> [Supplied material]
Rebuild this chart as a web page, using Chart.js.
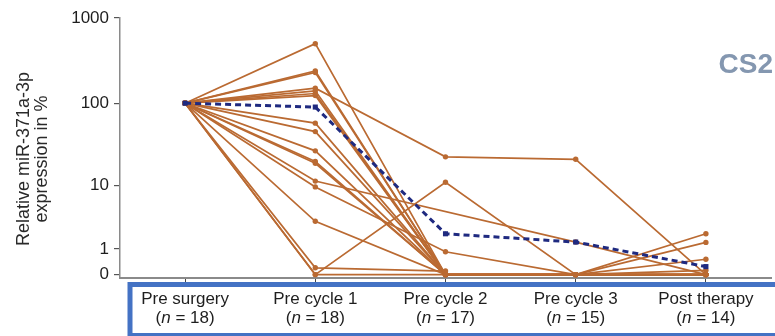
<!DOCTYPE html>
<html>
<head>
<meta charset="utf-8">
<title>miR-371a-3p course</title>
<script src="https://cdn.jsdelivr.net/npm/chart.js@4"></script>
<style>
  html, body { margin: 0; padding: 0; background: #fff; }
  #wrap { width: 775px; height: 336px; }
</style>
</head>
<body>
<div id="wrap"><canvas id="c" width="775" height="336"></canvas></div>
<script>
// Time points and number of patients sampled at each
const categories = ['Pre surgery', 'Pre cycle 1', 'Pre cycle 2', 'Pre cycle 3', 'Post therapy'];
const sampleCounts = [18, 18, 17, 15, 14];

// Relative expression (%) per patient, one array per time point (null = not sampled)
const preSurgery  = [100, 100, 100, 100, 100, 100, 100, 100, 100, 100, 100, 100, 100, 100, 100, 100, 100, 100];
const preCycle1   = [500, 240, 230, 150, 140, 130, 123, 58, 46, 27, 20, 19, 11.4, 9.6, 3.2, 0.2, 0, 0];
const preCycle2   = [0, 0, 0, 22.8, 0, 0, 0, 0, 0, 0, 0, 0, null, 0.85, 0, 0.1, 11, 0];
const preCycle3   = [null, 0, 0, 21.3, 0, 0, 0, 0, null, 0, 0, 0, 1.4, 0, 0, null, 0, 0];
const postTherapy = [null, 0, null, 0, 2.0, 1.38, 0.51, 0.12, null, 0, 0, 0, 0, 0, 0, null, 0, 0];

// Mean course across patients
const meanValues = [100, 90, 2.0, 1.4, 0.24];

// Axis tick labels
const yTickValues = [0, 1, 10, 100, 1000];
const yTitleLines = ['Relative miR-371a-3p', 'expression in %'];
const panelTag = 'CS2';

// log10(x + 1) keeps zero values on the axis
const tf = v => (v === null || v === undefined) ? null : Math.log10(v + 1);

const ORANGE = '#BA6A32';
const NAVY = '#1F2A80';
const FONT = '"Liberation Sans", Arial, sans-serif';

const timePoints = [preSurgery, preCycle1, preCycle2, preCycle3, postTherapy];
const patientSets = preSurgery.map((_, i) => ({
  data: timePoints.map(tp => tf(tp[i])),
  borderColor: ORANGE,
  backgroundColor: ORANGE,
  borderWidth: 1.7,
  pointRadius: 2.7,
  pointBorderWidth: 0,
  pointBackgroundColor: ORANGE,
  spanGaps: true,
  order: 2
}));

const meanSet = {
  data: meanValues.map(tf),
  borderColor: NAVY,
  backgroundColor: NAVY,
  borderWidth: 3,
  borderDash: [6, 4],
  pointStyle: 'rect',
  pointRadius: 3.6,
  pointBorderWidth: 0,
  pointBackgroundColor: NAVY,
  order: 1
};

// Draws the boxed category labels, the y title and the panel tag
const decorations = {
  id: 'decorations',
  afterDraw(chart) {
    const ctx = chart.ctx;
    const xs = chart.scales.x;
    ctx.save();

    // label box
    ctx.strokeStyle = '#4472C4';
    ctx.lineWidth = 5;
    ctx.strokeRect(130, 284.5, 660, 51);

    // category labels with italic n
    ctx.fillStyle = '#1e1e1e';
    ctx.textBaseline = 'alphabetic';
    const normal = '17px ' + FONT;
    const italic = 'italic 17px ' + FONT;
    categories.forEach((name, i) => {
      const cx = xs.getPixelForValue(i);
      ctx.font = normal;
      ctx.textAlign = 'center';
      ctx.fillText(name, cx, 304);
      const a = '(', b = 'n', c = ' = ' + sampleCounts[i] + ')';
      ctx.font = normal; const wa = ctx.measureText(a).width; const wc = ctx.measureText(c).width;
      ctx.font = italic; const wb = ctx.measureText(b).width;
      let x0 = cx - (wa + wb + wc) / 2;
      ctx.textAlign = 'left';
      ctx.font = normal; ctx.fillText(a, x0, 323);
      ctx.font = italic; ctx.fillText(b, x0 + wa, 323);
      ctx.font = normal; ctx.fillText(c, x0 + wa + wb, 323);
    });

    // y axis title
    ctx.save();
    ctx.translate(0, 159);
    ctx.rotate(-Math.PI / 2);
    ctx.font = '18px ' + FONT;
    ctx.fillStyle = '#2a2a2a';
    ctx.textAlign = 'center';
    ctx.textBaseline = 'middle';
    ctx.fillText(yTitleLines[0], 0, 24);
    ctx.fillText(yTitleLines[1], 0, 42);
    ctx.restore();

    // panel tag
    ctx.font = 'bold 28px ' + FONT;
    ctx.fillStyle = '#8497B0';
    ctx.textAlign = 'right';
    ctx.textBaseline = 'alphabetic';
    ctx.fillText(panelTag, 773, 73);

    ctx.restore();
  }
};

new Chart(document.getElementById('c'), {
  type: 'line',
  data: {
    labels: categories,
    datasets: [...patientSets, meanSet]
  },
  options: {
    responsive: false,
    animation: false,
    devicePixelRatio: 1,
    layout: { padding: { top: 18, right: 0, bottom: 54, left: 0 } },
    plugins: { legend: { display: false }, tooltip: { enabled: false } },
    scales: {
      x: {
        type: 'category',
        offset: true,
        grid: { display: true, drawOnChartArea: false, drawTicks: true, tickLength: 4, color: '#444', lineWidth: 1 },
        border: { display: true, color: '#8a8a8a', width: 2 },
        ticks: { display: false }
      },
      y: {
        type: 'linear',
        min: -0.04,
        max: Math.log10(1001),
        afterBuildTicks(scale) {
          scale.ticks = yTickValues.map(v => ({ value: tf(v) }));
        },
        afterFit(scale) { scale.width = 120; },
        grid: { display: true, drawOnChartArea: false, drawTicks: true, tickLength: 6, color: '#555', lineWidth: 1.2 },
        border: { display: true, color: '#8a8a8a', width: 1.5 },
        ticks: {
          padding: 5,
          color: '#1e1e1e',
          font: { family: FONT, size: 17 },
          callback: (value, index) => String(yTickValues[index])
        }
      }
    }
  },
  plugins: [decorations]
});
</script>
</body>
</html>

> [Problem] From the material above, reproduce everything verbatim except the pictures.

> [Worked solution]
Rebuild this chart as a web page, using Chart.js.
<!DOCTYPE html>
<html>
<head>
<meta charset="utf-8">
<title>miR-371a-3p course</title>
<script src="https://cdn.jsdelivr.net/npm/chart.js@4"></script>
<style>
  html, body { margin: 0; padding: 0; background: #fff; }
  #wrap { width: 775px; height: 336px; }
</style>
</head>
<body>
<div id="wrap"><canvas id="c" width="775" height="336"></canvas></div>
<script>
// Time points and number of patients sampled at each
const categories = ['Pre surgery', 'Pre cycle 1', 'Pre cycle 2', 'Pre cycle 3', 'Post therapy'];
const sampleCounts = [18, 18, 17, 15, 14];

// Relative expression (%) per patient, one array per time point (null = not sampled)
const preSurgery  = [100, 100, 100, 100, 100, 100, 100, 100, 100, 100, 100, 100, 100, 100, 100, 100, 100, 100];
const preCycle1   = [500, 240, 230, 150, 140, 130, 123, 58, 46, 27, 20, 19, 11.4, 9.6, 3.2, 0.2, 0, 0];
const preCycle2   = [0, 0, 0, 22.8, 0, 0, 0, 0, 0, 0, 0, 0, null, 0.85, 0, 0.1, 11, 0];
const preCycle3   = [null, 0, 0, 21.3, 0, 0, 0, 0, null, 0, 0, 0, 1.4, 0, 0, null, 0, 0];
const postTherapy = [null, 0, null, 0, 2.0, 1.38, 0.51, 0.12, null, 0, 0, 0, 0, 0, 0, null, 0, 0];

// Mean course across patients
const meanValues = [100, 90, 2.0, 1.4, 0.24];

// Axis tick labels
const yTickValues = [0, 1, 10, 100, 1000];
const yTitleLines = ['Relative miR-371a-3p', 'expression in %'];
const panelTag = 'CS2';

// log10(x + 1) keeps zero values on the axis
const tf = v => (v === null || v === undefined) ? null : Math.log10(v + 1);

const ORANGE = '#BA6A32';
const NAVY = '#1F2A80';
const FONT = '"Liberation Sans", Arial, sans-serif';

const timePoints = [preSurgery, preCycle1, preCycle2, preCycle3, postTherapy];
const patientSets = preSurgery.map((_, i) => ({
  data: timePoints.map(tp => tf(tp[i])),
  borderColor: ORANGE,
  backgroundColor: ORANGE,
  borderWidth: 1.7,
  pointRadius: 2.7,
  pointBorderWidth: 0,
  pointBackgroundColor: ORANGE,
  spanGaps: true,
  order: 2
}));

const meanSet = {
  data: meanValues.map(tf),
  borderColor: NAVY,
  backgroundColor: NAVY,
  borderWidth: 3,
  borderDash: [6, 4],
  pointStyle: 'rect',
  pointRadius: 3.6,
  pointBorderWidth: 0,
  pointBackgroundColor: NAVY,
  order: 1
};

// Draws the boxed category labels, the y title and the panel tag
const decorations = {
  id: 'decorations',
  afterDraw(chart) {
    const ctx = chart.ctx;
    const xs = chart.scales.x;
    ctx.save();

    // label box
    ctx.strokeStyle = '#4472C4';
    ctx.lineWidth = 5;
    ctx.strokeRect(130, 284.5, 660, 51);

    // category labels with italic n
    ctx.fillStyle = '#1e1e1e';
    ctx.textBaseline = 'alphabetic';
    const normal = '17px ' + FONT;
    const italic = 'italic 17px ' + FONT;
    categories.forEach((name, i) => {
      const cx = xs.getPixelForValue(i);
      ctx.font = normal;
      ctx.textAlign = 'center';
      ctx.fillText(name, cx, 304);
      const a = '(', b = 'n', c = ' = ' + sampleCounts[i] + ')';
      ctx.font = normal; const wa = ctx.measureText(a).width; const wc = ctx.measureText(c).width;
      ctx.font = italic; const wb = ctx.measureText(b).width;
      let x0 = cx - (wa + wb + wc) / 2;
      ctx.textAlign = 'left';
      ctx.font = normal; ctx.fillText(a, x0, 323);
      ctx.font = italic; ctx.fillText(b, x0 + wa, 323);
      ctx.font = normal; ctx.fillText(c, x0 + wa + wb, 323);
    });

    // y axis title
    ctx.save();
    ctx.translate(0, 159);
    ctx.rotate(-Math.PI / 2);
    ctx.font = '18px ' + FONT;
    ctx.fillStyle = '#2a2a2a';
    ctx.textAlign = 'center';
    ctx.textBaseline = 'middle';
    ctx.fillText(yTitleLines[0], 0, 24);
    ctx.fillText(yTitleLines[1], 0, 42);
    ctx.restore();

    // panel tag
    ctx.font = 'bold 28px ' + FONT;
    ctx.fillStyle = '#8497B0';
    ctx.textAlign = 'right';
    ctx.textBaseline = 'alphabetic';
    ctx.fillText(panelTag, 773, 73);

    ctx.restore();
  }
};

new Chart(document.getElementById('c'), {
  type: 'line',
  data: {
    labels: categories,
    datasets: [...patientSets, meanSet]
  },
  options: {
    responsive: false,
    animation: false,
    devicePixelRatio: 1,
    layout: { padding: { top: 18, right: 0, bottom: 54, left: 0 } },
    plugins: { legend: { display: false }, tooltip: { enabled: false } },
    scales: {
      x: {
        type: 'category',
        offset: true,
        grid: { display: true, drawOnChartArea: false, drawTicks: true, tickLength: 4, color: '#444', lineWidth: 1 },
        border: { display: true, color: '#8a8a8a', width: 2 },
        ticks: { display: false }
      },
      y: {
        type: 'linear',
        min: -0.04,
        max: Math.log10(1001),
        afterBuildTicks(scale) {
          scale.ticks = yTickValues.map(v => ({ value: tf(v) }));
        },
        afterFit(scale) { scale.width = 120; },
        grid: { display: true, drawOnChartArea: false, drawTicks: true, tickLength: 6, color: '#555', lineWidth: 1.2 },
        border: { display: true, color: '#8a8a8a', width: 1.5 },
        ticks: {
          padding: 5,
          color: '#1e1e1e',
          font: { family: FONT, size: 17 },
          callback: (value, index) => String(yTickValues[index])
        }
      }
    }
  },
  plugins: [decorations]
});
</script>
</body>
</html>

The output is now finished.